筆者は、多くの方々の海外移住をサポートしています。お手伝いしている移住者は、経済的自由を得て早期リタイアした「FIRE」の方々、フリーランスの仕事をしている方々、スモールビジネス経営者の方々です。

では、彼らの移住先としてお勧めしたい国はどこでしょうか?

miniseries/iStock

移住先候補を香港・シンガポール・タイ・マレーシアに絞って比較してみる

最初に、欧米は除外します。

エキサイティングなアメリカ合衆国、歴史と伝統のヨーロッパなど、欧米に憧れる人は多いのですが、移住先としてはハードルが高いと思われます。

第一の理由は、長期ビザの取得が難しいことです。たしかに、その国の金融商品や不動産に投資することでビザを取得できる国はいくつかありますが、多くの国では長期ビザの取得は簡単ではありません。

第二の理由は、日本とライフスタイルが大きく異なることです。街のあちこちにコンビニエンスストアがあり、ひとりでも気楽に外食できる店が多い日本のような環境は期待できません。ヨーロッパなど、日曜日には閉まっている店だらけです。

私自身、わずか1年ですが、イギリスのオックスフォードに住んでいました。私の場合は大学院で勉強するという明確な目的があったからよかったのですが、こうした目的がなかったら、退屈していたと思います。

同じく環境の違いという理由では、アフリカ・中南米・インド以西のアジアも除外しましょう。こうした国々はエキサイティングで楽しそうですが、初めての移住先としては、あらゆる意味でハードルが高いでしょう。

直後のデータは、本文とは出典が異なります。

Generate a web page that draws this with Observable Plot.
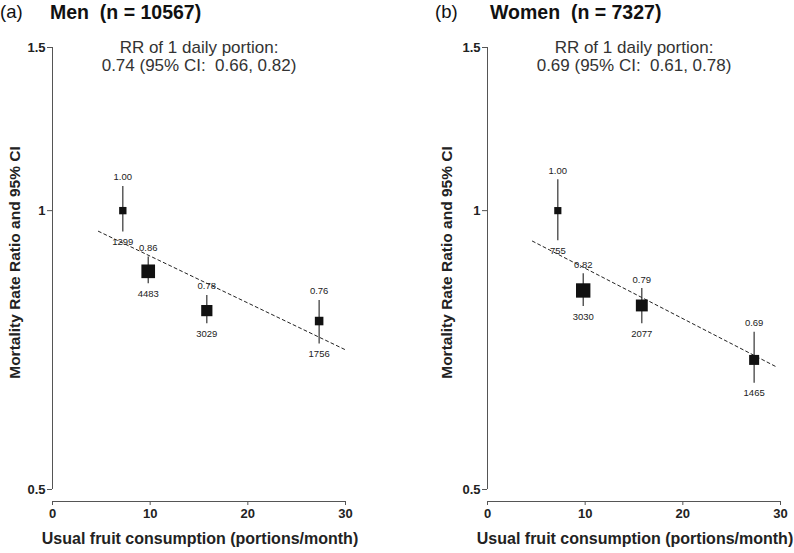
<!DOCTYPE html>
<html>
<head>
<meta charset="utf-8">
<script src="https://cdn.jsdelivr.net/npm/d3@7"></script>
<script src="https://cdn.jsdelivr.net/npm/@observablehq/plot@0.6"></script>
<style>
  html, body { margin: 0; padding: 0; background: #fff; }
  body { width: 794px; height: 553px; overflow: hidden; font-family: "Liberation Sans", Arial, sans-serif; }
  #wrap { display: flex; flex-direction: row; }
  .panel { width: 397px; }
  .hdr { position: relative; height: 28px; line-height: 24px; color: #111; }
  .hdr span { position: absolute; top: 0; white-space: pre; }
  .hdr .let { font-size: 18.5px; }
  .hdr .ttl { font-size: 19.5px; font-weight: bold; }
</style>
</head>
<body>
<div id="wrap"></div>
<script>
// ---- data ----
const panelLetters = ["(a)", "(b)"];
const panelTitles = ["Men  (n = 10567)", "Women  (n = 7327)"];
const xMid = [7.2, 9.8, 15.8, 27.3];            // usual fruit consumption (portions/month)

const menRR = [1.00, 0.86, 0.78, 0.76];
const menLo = [0.948, 0.834, 0.755, 0.718];
const menHi = [1.062, 0.891, 0.810, 0.800];
const menN  = [1299, 4483, 3029, 1756];
const menTrendX = [4.7, 30];
const menTrendY = [0.950, 0.7075];
const menDaily = [0.74, 0.66, 0.82];

const womenRR = [1.00, 0.82, 0.79, 0.69];
const womenLo = [0.928, 0.788, 0.755, 0.651];
const womenHi = [1.080, 0.855, 0.824, 0.739];
const womenN  = [755, 3030, 2077, 1465];
const womenTrendX = [4.6, 29.6];
const womenTrendY = [0.927, 0.678];
const womenDaily = [0.69, 0.61, 0.78];

const yTicks = [0.5, 1, 1.5];
const xTicks = [0, 10, 20, 30];
const yTitle = "Mortality Rate Ratio and 95% CI";
const xTitle = "Usual fruit consumption (portions/month)";

const panels = [
  {rr: menRR, lo: menLo, hi: menHi, n: menN, tx: menTrendX, ty: menTrendY, daily: menDaily,
   marginLeft: 52, marginRight: 52, rmax: 0.1151, titleDx: -37, letterLeft: 0, titleLeft: 50},
  {rr: womenRR, lo: womenLo, hi: womenHi, n: womenN, tx: womenTrendX, ty: womenTrendY, daily: womenDaily,
   marginLeft: 90, marginRight: 14, rmax: 0.1473, titleDx: -40, letterLeft: 38, titleLeft: 93}
];

const W = 397, H = 525;
const fmt2 = d3.format(".2f");

panels.forEach((p, i) => {
  const pts = xMid.map((x, k) => ({x, rr: p.rr[k], lo: p.lo[k], hi: p.hi[k], n: p.n[k]}));
  const trend = p.tx.map((x, k) => ({x, y: p.ty[k]}));
  const maxN = d3.max(p.n);
  const sub = `RR of 1 daily portion:\n${fmt2(p.daily[0])} (95% CI:\u00a0 ${fmt2(p.daily[1])}, ${fmt2(p.daily[2])})`;

  const chart = Plot.plot({
    width: W,
    height: H,
    marginLeft: p.marginLeft,
    marginRight: p.marginRight,
    marginTop: 19,
    marginBottom: 52,
    style: {fontFamily: "'Liberation Sans', Arial, sans-serif", background: "#fff", color: "#222"},
    x: {domain: [0, 30], label: null},
    y: {type: "log", domain: [0.5, 1.5], range: [461, 19], label: null},
    r: {type: "sqrt", domain: [0, maxN], range: [0, p.rmax * Math.sqrt(maxN)]},
    marks: [
      // y axis
      Plot.ruleX([0], {y1: 0.5, y2: 1.5, stroke: "#555", strokeWidth: 1}),
      Plot.axisY({ticks: yTicks, tickFormat: d => String(d), tickSize: 5, tickPadding: 2,
        fontSize: 13, fontWeight: "bold", stroke: "#555", fill: "#222", label: null}),
      // x axis (offset below the plot)
      Plot.ruleY([0.5], {x1: 0, x2: 30, dy: 12, stroke: "#555", strokeWidth: 1}),
      Plot.axisX({ticks: xTicks, tickFormat: d => String(d), tickSize: 4, tickPadding: 3,
        fontSize: 13, fontWeight: "bold", stroke: "#555", fill: "#222", label: null}),
      // axis titles
      Plot.text([yTitle], {frameAnchor: "left", text: d => d, rotate: -90, textAnchor: "middle",
        dx: p.titleDx, dy: -12, fontSize: 15.5, fontWeight: "bold", fill: "#222"}),
      Plot.text([xTitle], {frameAnchor: "bottom", text: d => d, dy: 42, dx: 1, textAnchor: "middle",
        fontSize: 16, fontWeight: "bold", fill: "#222"}),
      // subtitle
      Plot.text([sub], {frameAnchor: "top", text: d => d, dy: 8.5, lineAnchor: "middle", lineHeight: 1.04,
        fontSize: 17, fill: "#333"}),
      // trend line
      Plot.line(trend, {x: "x", y: "y", stroke: "#222", strokeWidth: 1, strokeDasharray: "3,3"}),
      // CIs
      Plot.ruleX(pts, {x: "x", y1: "lo", y2: "hi", stroke: "#333", strokeWidth: 1.2}),
      // squares
      Plot.dot(pts, {x: "x", y: "rr", r: "n", symbol: "square", fill: "#111", stroke: null}),
      // labels
      Plot.text(pts, {x: "x", y: "hi", text: d => fmt2(d.rr), dy: -9, fontSize: 9.5, fill: "#222"}),
      Plot.text(pts, {x: "x", y: "lo", text: d => String(d.n), dy: 10, fontSize: 9.5, fill: "#222"})
    ]
  });

  const div = document.createElement("div");
  div.className = "panel";
  const hdr = document.createElement("div");
  hdr.className = "hdr";
  const a = document.createElement("span");
  a.className = "let";
  a.textContent = panelLetters[i];
  a.style.left = p.letterLeft + "px";
  const t = document.createElement("span");
  t.className = "ttl";
  t.textContent = panelTitles[i];
  t.style.left = p.titleLeft + "px";
  hdr.appendChild(a); hdr.appendChild(t);
  div.appendChild(hdr);
  div.appendChild(chart);
  document.getElementById("wrap").appendChild(div);
});
</script>
</body>
</html>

以上の理由から、初めての移住先としては東アジア~東南アジアをお勧めしたいと思います。さらに、ビザの取りやすさ、英語の通じやすさ、日本人居住者の多さなどを考慮すると、香港、シンガポール、タイの首都バンコク、マレーシアの首都クアラルンプールでの4つの都市が候補となります。

① 香港

香港は、日本からいちばん近いタックスヘイブンです。法人税率は16.5%(200万香港ドル=約4,000万円までの利益については8.25%)、個人所得税率は最高17%、金融所得に非課税、相続税・贈与税なし等、魅力的な税制です。